Ya no es sólo Metroscopia la empresa que vaticina desde las páginas de El País el crecimiento espectacular de Albert Rivera. Primero La Razón y luego ABC se han sumado a la misma tendencia. Según el diario de Vocento Ciudadanos alcanza el 11% de intención de voto en Andalucía, exactamente el mismo porcentaje que le adjudica El País, y se convierte en la pareja de baile de postín en la ceremonia de los pactos postelectorales. Eso explica que Susana Díaz haya excluido explícitamente al PP de su agenda de contactos, con el visto bueno de Felipe González (o quién sabe si por sugerencia suya). "Ella ha decidido con quién va a pactar o no –ha dicho en la entrevista de El País– y yo lo respeto.

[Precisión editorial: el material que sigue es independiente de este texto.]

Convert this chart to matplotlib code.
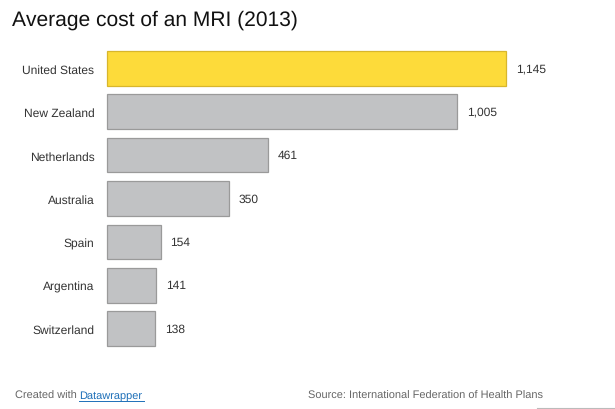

No quiere pactar con el PP o Podemos, así que queda por ahí lo que va a sacar Ciudadanos". Las palabras de González se refieren a Andalucía pero a mí me parece que son extrapolables al conjunto de España. Andalucía iba a ser, según mis noticias, el banco de pruebas de una gran coalición a la alemana que estaba llamada a exportarse después, no por gusto sino por falta de alternativas, al Congreso de los Diputados. González, recuérdese, fue el primero en sugerir la inevitabilidad de ese acuerdo. Él mismo ha sido ahora, también, el primero en reconocer que las circunstancias han cambiado lo suficiente como para cancelar el experimento. Y lo dice, además, con gran alivio.

Llámenme ingenuo, pero soy de los que creen que el PSOE no se agarraba a ese proyecto para hacerse con el poder, aunque fuera compartido, sino porque no veía otro modo de garantizar la pervivencia del tinglado institucional. Ahora, si salva su hegemonía en el feudo andaluz, no creo que le importe encarar una legislatura corta en la oposición. Su cálculo es que un PP moribundo acabaría de desangrarse mientras iría cobrando aliento, en torno a Ciudadanos y al pecio de Rosa Díez, una recreación de UCD con la que sería más fácil negociar el recauchutado del sistema y el aggiornamento de la Constitución. Ya sé que es un cálculo arriesgado que suena a ciencia ficción. No estoy lejos de pensar lo mismo. Pero, después de todo, los políticos siempre me han parecido seres de otro planeta. ¿A ustedes no?